The weekend’s Festival of Remembrance in Belfast has been hailed as arguably the most successful since it began in the Province over two decades ago.
The annual extravaganza focused on the anniversary of the end of World War Two, and Royal British Legion Northern Ireland chairman George Black said they will soon start mulling over the programme for next year – when the theme is expected to be World War One-related.
Mr Black, himself a military veteran who was in the Queen’s Royal Irish Hussars for 24 years, said the mixed nature of this year’s roster of performances seemed to satisfy the tastes of the 2,000-or-so attendees at the event, held on Saturday.
“All the reports we’re getting back are, if not the best, it was very close to the best year.
“The programme was just to everybody’s liking; it is difficult to please everybody all the time. It was a mixed programme.”
For him the highlight was singer Margaret Keys, who “captured the audience”.
Mr Black said the event – which used to run in the Ulster Hall but moved into the Waterfront since around the time it opened – said: “We’re taking our breath, then we’ll be sitting down around the table shortly and starting to plan for next year. Obviously, it’s the 100th anniversary of the Somme.”
On Sunday, a project began at the Cenotaph next to Belfast City Hall, which will see miniature crosses laid for those who had died in conflict.
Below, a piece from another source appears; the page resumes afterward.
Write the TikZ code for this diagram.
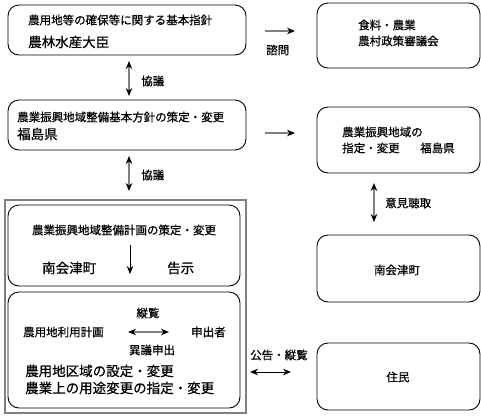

More information is available in the legion’s “pop-up shop” in nearby Fountain Street.
In addition, it was announced at the weekend that the Row on Row project will run again this year.
This east Belfast-based scheme saw a field of remembrance created at Pitt Park, with little crosses embedded in the ground in memory of fallen soldiers.
The project was launched again on Sunday, and each evening from Monday to November 11 the Last Post will be sounded at 8pm, an oration read, and a silence observed.
On Wednesday at 3pm there will be a community ‘Act of Remembrance’ when local schools will visit the site.